There are plenty of explosions in Emergence. SinTek is curiously sloppy when it comes to chemical storage, so there are hundreds of containers waiting to be shot when enemies wander by. The pyrotechnics are quite something too, with blinding sparks, flames spewing everywhere, and punctured gas canisters flying around the room. Because the game uses the Source engine Blade can also pick up these containers and lay them as traps, or else throw them at the enemy and shoot them there.

This episode only has four weapons (a pistol, grenades, a shotgun and an assault rifle), but that makes sense given that it’s the opening chapter. I don’t mind at all, personally. Each gun has an alternate fire mode and remains useful to the end, so it never feels as though you’re resorting to anything. Polished sounds and animation help make combat extremely entertaining, as it ought to be in a shooter.

Enemy variety is also limited to four main types, which is a little more disconcerting. There’s the standard SinTek guard, a guard with a jetpack (another exploding container), a minigun-equipped SinTek soldier, and a couple of sizes of mutant. After a while, the predictability of the enemies might grate on a few players. It’s just fortunate that the guards have the same assortment of weapons and fire modes that you do.

Actually, Ritual has also added something called the ‘Personal Challenge System’ to Emergence. Hokey name aside, this feature is used to scale difficulty automatically based on an adjustable rate and your in-game performance. A handy illustration is that if you find yourself being decimated, Emergence will notice this and eventually make enemies easier to kill. Conversely, it will start to make them tougher again if it realizes you’re rolling right over them. Keeping the PCS slider in the middle seems to ensure enemies will always be challenging.

Atonement

Something refreshing about Emergence is that if you stick to default difficulty and PCS settings, the game is still unapologetically hard on your first run. Many current first-person shooters are prone to giving you a wide berth before you can fail; this one, by contrast, may kill you before you have a gun. That sounds like a negative, but in this case it’s just showing respect for the average gamer’s abilities and persistence. Other developers could stand to learn.

Having said that, Emergence is a short game no matter how hard it’s configured to be.
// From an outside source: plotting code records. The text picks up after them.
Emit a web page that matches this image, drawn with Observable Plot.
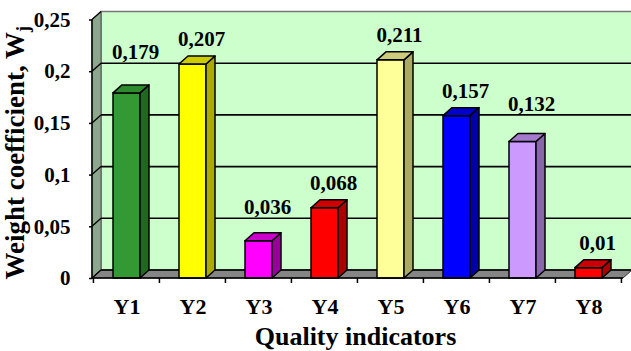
<!DOCTYPE html>
<html><head><meta charset="utf-8">
<script src="https://cdn.jsdelivr.net/npm/d3@7"></script>
<script src="https://cdn.jsdelivr.net/npm/@observablehq/plot@0.6"></script>
<style>
html,body{margin:0;padding:0;background:#fff;}
svg{display:block;}
svg text{font-family:"Liberation Serif","Times New Roman","DejaVu Serif",serif !important;}
</style>
</head><body><div id="chart"></div>
<script>
// ---- data ----
const categories = ["Y1", "Y2", "Y3", "Y4", "Y5", "Y6", "Y7", "Y8"];
const values = [0.179, 0.207, 0.036, 0.068, 0.211, 0.157, 0.132, 0.01];
const valueLabels = ["0,179", "0,207", "0,036", "0,068", "0,211", "0,157", "0,132", "0,01"];
const yTicks = [0, 0.05, 0.1, 0.15, 0.2, 0.25];
const yTickLabels = ["0", "0,05", "0,1", "0,15", "0,2", "0,25"];
const xTitle = "Quality indicators";
const yTitle = "Weight coefficient, W";
const yTitleSub = "j";

// ---- styles ----
const frontColors = ["#339933", "#ffff00", "#ff00ff", "#ff0000", "#ffff99", "#0000ff", "#cc99ff", "#ff0000"];
const topColors   = ["#2d8a2d", "#cccc00", "#cc00cc", "#cc0000", "#cccc7a", "#0000cc", "#a37acc", "#cc0000"];
const sideColors  = ["#226622", "#aaaa00", "#990099", "#aa0000", "#aaaa66", "#0000aa", "#8866aa", "#aa0000"];
const DX = 9, DY = 8; // 3D depth offset in pixels
const serif = "Liberation Serif, Times New Roman, DejaVu Serif, serif";

const data = categories.map((c, i) => ({cat: c, value: values[i], label: valueLabels[i], i}));

function walls(index, scales, vals, dims) {
  const y = scales.y;
  const x0 = dims.marginLeft, x1 = dims.width - dims.marginRight;
  const yb = y(0), yt = y(yTicks[yTicks.length - 1]);
  const g = d3.create("svg:g");
  g.append("rect").attr("x", x0 + DX).attr("y", yt - DY).attr("width", x1 - x0).attr("height", yb - yt)
    .attr("fill", "#ccffcc").attr("stroke", "#777").attr("stroke-width", 1.5);
  g.append("path").attr("d", `M${x0},${yb}L${x0},${yt}L${x0 + DX},${yt - DY}L${x0 + DX},${yb - DY}Z`)
    .attr("fill", "#8ca88c").attr("stroke", "#555").attr("stroke-width", 1);
  g.append("path").attr("d", `M${x0},${yb}L${x1},${yb}L${x1 + DX},${yb - DY}L${x0 + DX},${yb - DY}Z`)
    .attr("fill", "#858585").attr("stroke", "#333").attr("stroke-width", 1);
  for (const t of yTicks) {
    const yf = y(t);
    if (t > 0 && t < yTicks[yTicks.length - 1]) {
      g.append("line").attr("x1", x0 + DX).attr("x2", x1 + DX).attr("y1", yf - DY).attr("y2", yf - DY)
        .attr("stroke", "#000").attr("stroke-width", 1.6);
    }
    g.append("line").attr("x1", x0).attr("x2", x0 + DX).attr("y1", yf).attr("y2", yf - DY)
      .attr("stroke", "#000").attr("stroke-width", 1.4);
  }
  g.append("line").attr("x1", x0 + DX).attr("x2", x1 + DX).attr("y1", yb - DY).attr("y2", yb - DY)
    .attr("stroke", "#000").attr("stroke-width", 1.4);
  return g.node();
}

function faces(index, scales, vals, dims) {
  const x = scales.x, y = scales.y;
  const bw = x.bandwidth();
  const g = d3.create("svg:g").attr("stroke", "#000").attr("stroke-width", 1.5).attr("stroke-linejoin", "round");
  data.forEach(d => {
    const xa = x(d.cat), xb = xa + bw, yv = y(d.value), y0 = y(0);
    g.append("path").attr("d", `M${xb},${yv}L${xb + DX},${yv - DY}L${xb + DX},${y0 - DY}L${xb},${y0}Z`)
      .attr("fill", sideColors[d.i]);
    g.append("path").attr("d", `M${xa},${yv}L${xa + DX},${yv - DY}L${xb + DX},${yv - DY}L${xb},${yv}Z`)
      .attr("fill", topColors[d.i]);
  });
  return g.node();
}

function frame(index, scales, vals, dims) {
  const x = scales.x, y = scales.y;
  const x0 = dims.marginLeft, x1 = dims.width - dims.marginRight;
  const yb = y(0), yt = y(yTicks[yTicks.length - 1]);
  const g = d3.create("svg:g");
  g.append("line").attr("x1", x0).attr("x2", x0).attr("y1", yt).attr("y2", yb).attr("stroke", "#000").attr("stroke-width", 1.5);
  g.append("line").attr("x1", x0).attr("x2", x1).attr("y1", yb).attr("y2", yb).attr("stroke", "#000").attr("stroke-width", 1.5);
  const step = x.step();
  for (let k = 0; k <= categories.length; k++) {
    const xs = x(categories[0]) - x.paddingOuter() * step + k * step;
    g.append("line").attr("x1", xs).attr("x2", xs).attr("y1", yb).attr("y2", yb + 5).attr("stroke", "#000").attr("stroke-width", 1.5);
  }
  const bw = x.bandwidth();
  const gridBack = yTicks.map(t => y(t) - DY);
  data.forEach(d => {
    let b = y(d.value) - 17.5;
    for (const gy of gridBack) if (gy > b - 16 && gy < b + 3) b = gy - 4;
    g.append("text").attr("x", x(d.cat) + bw / 2 + DX).attr("y", b)
      .attr("text-anchor", "middle").attr("font-size", 21).attr("font-weight", "bold")
      .attr("fill", "#000").text(d.label);
  });
  g.append("text").attr("x", (x0 + x1) / 2 - 2).attr("y", dims.height - 6)
    .attr("text-anchor", "middle").attr("font-size", 26).attr("font-weight", "bold")
    .attr("fill", "#000").text(xTitle);
  const cy = (yt + yb) / 2 + 4;
  const t = g.append("text").attr("transform", `translate(24,${cy}) rotate(-90)`)
    .attr("text-anchor", "middle").attr("font-size", 27).attr("font-weight", "bold")
    .attr("fill", "#000");
  t.append("tspan").text(yTitle);
  t.append("tspan").attr("dy", 5).attr("font-size", 18).text(yTitleSub);
  return g.node();
}

const chart = Plot.plot({
  width: 631, height: 351,
  marginLeft: 92, marginRight: 8, marginTop: 19.5, marginBottom: 73,
  style: {fontFamily: serif, fontWeight: "bold", color: "#000", background: "#fff", overflow: "visible"},
  x: {type: "band", domain: categories, paddingInner: 0.593, paddingOuter: 0.2965},
  y: {domain: [0, 0.25]},
  color: {type: "identity"},
  marks: [
    walls,
    Plot.barY(data, {x: "cat", y: "value", fill: d => frontColors[d.i], stroke: "#000", strokeWidth: 1.5}),
    faces,
    Plot.axisY({ticks: yTicks, tickFormat: d => yTickLabels[yTicks.indexOf(d)], tickSize: 3, tickPadding: 19,
      fontSize: 21, strokeWidth: 1.5, label: null}),
    Plot.axisX({tickSize: 0, tickPadding: 20, fontSize: 22, label: null}),
    frame
  ]
});
document.getElementById("chart").appendChild(chart);
</script>
</body></html>
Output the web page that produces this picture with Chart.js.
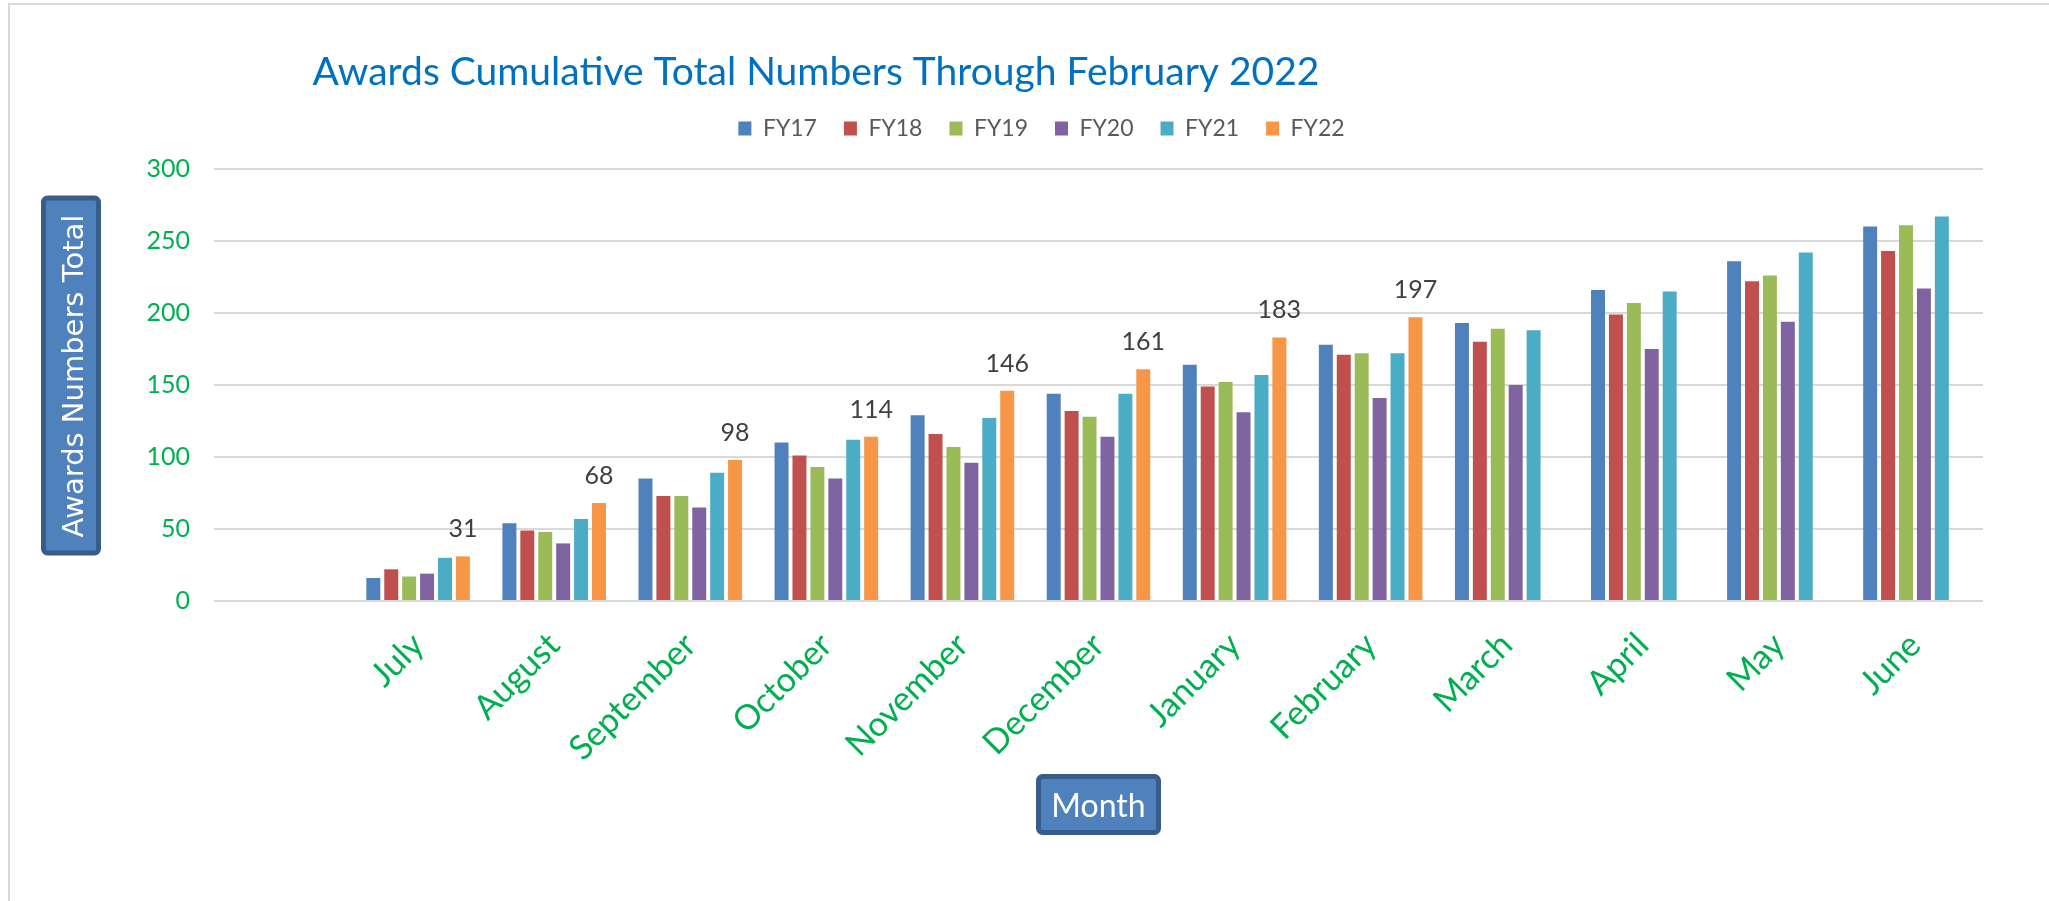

Six or seven hours is the most you can expect outside of replays, so you may literally finish the game in a single sitting. I would normally call this a deal-killer for the same reason I tell people to stay away from games like Black - six hours is not worth $40-60. Thankfully Emergence is selling for $20 US, and if you order through Steam you don’t even have to pay tax or shipping. At this price the game becomes a reasonable value.

Really, I’m straining to think of something that could constitute a serious complaint. I could talk about the game’s sexism - the two females in the game have been made into sex objects - but at that, they’re at least treated as intelligent, well-armed sex objects. Besides, anyone who might be offended by a hint of sexuality would likely take issue with the violence first.

Judgement

Emergence should serve as a great launching point for Ritual’s experiment. It’s a solid game that knows its audience, and while it is pared down, that’s only as far as needed for a game half the length and cost of an average one.

For me the important question is whether Ritual can maintain (or improve on) the quality of Emergence in upcoming episodes. Repeating the same formula throughout the series could cause interest to drop fast, or outright destroy the idea of episodic development, leaving gamers disappointed and long-term resources wasted. Here though lies an opportunity. Because each episode is supposed to have such a short turnaround, concepts that didn’t make it into one product will have the chance of slipping into another a few months later, rather than years. This could allow the series to evolve faster than its full-sized competition, which would be a fitting tribute to Ms. Sinclaire, if Ritual follows through.